- Born: 1960 (age 65–66)
- Occupation: Businessman
- Known for: Chair Pets at Home Group plc CEO Asda/Walmart CEO Maxeda

= Tony De Nunzio =

British businessman (born 1960)

Tony De Nunzio has extensive experience in the European retail and consumer goods sectors as a finance professional, CEO and chairman.

== Biography ==
Tony De Nunzio is the chairman of Hermes UK, the British Retail Consortium and deputy chairman at Carphone Warehouse plc. He is also a senior advisor to Kohlberg Kravis Roberts & Co. L.P. and a director of PrimaPrix SA – a European discount chain. He was previously the non-executive chairman of Pets at Home Group plc, which he floated in March 2014.

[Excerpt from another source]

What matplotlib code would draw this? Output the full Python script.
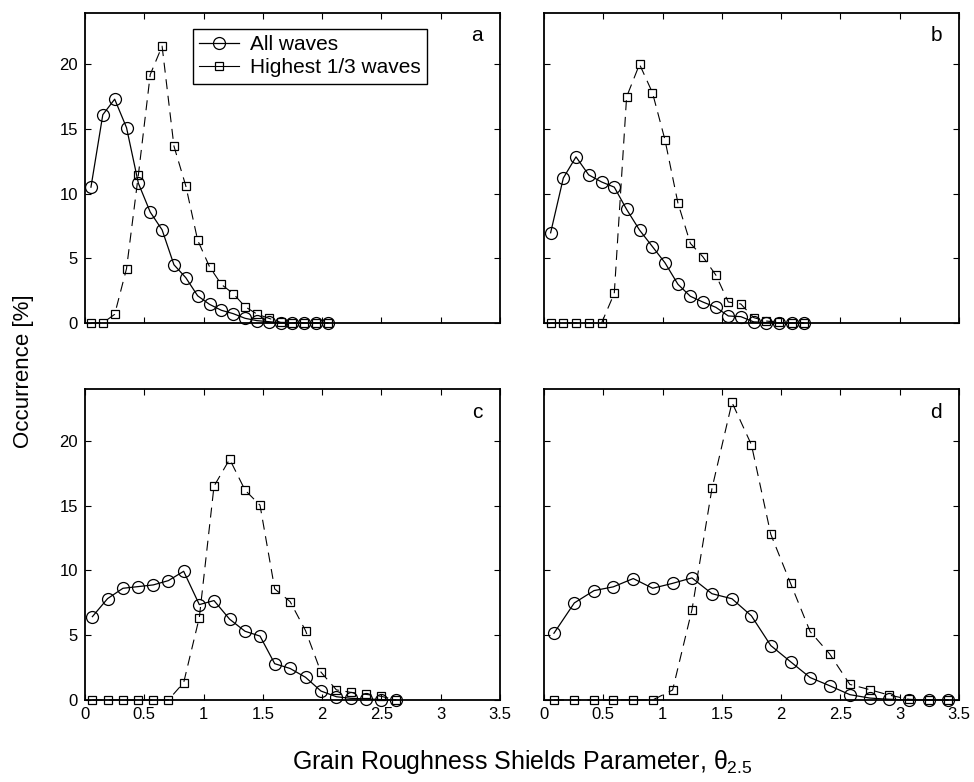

He started his career in a number of financial roles with major international consumer goods companies – Unilever, L'Oreal and PepsiCo.
In 1998, he was appointed CFO of Asda PLC and in 2002 was promoted to president and CEO of Asda/Walmart UK, the UK's number two food retailer.

In 2005, De Nunzio was appointed executive chairman of Maxeda, a company taken private by a group of private equity funds. The company was the largest non-food retailer in the Benelux with 12 retail formats covering electronics, department stores, fashion and do-it-yourself.

He has also previously been a non-executive director of Alliance Boots GmbH, chairman of the advisory board of Manchester Business School and deputy chairman of Howden Joinery Group plc (formerly Galiform plc/MFI).

In 2012, he won the Grocer Award for Outstanding Business Achievement in 2004. De Nunzio was appointed a CBE for services to the retail industry in 2005.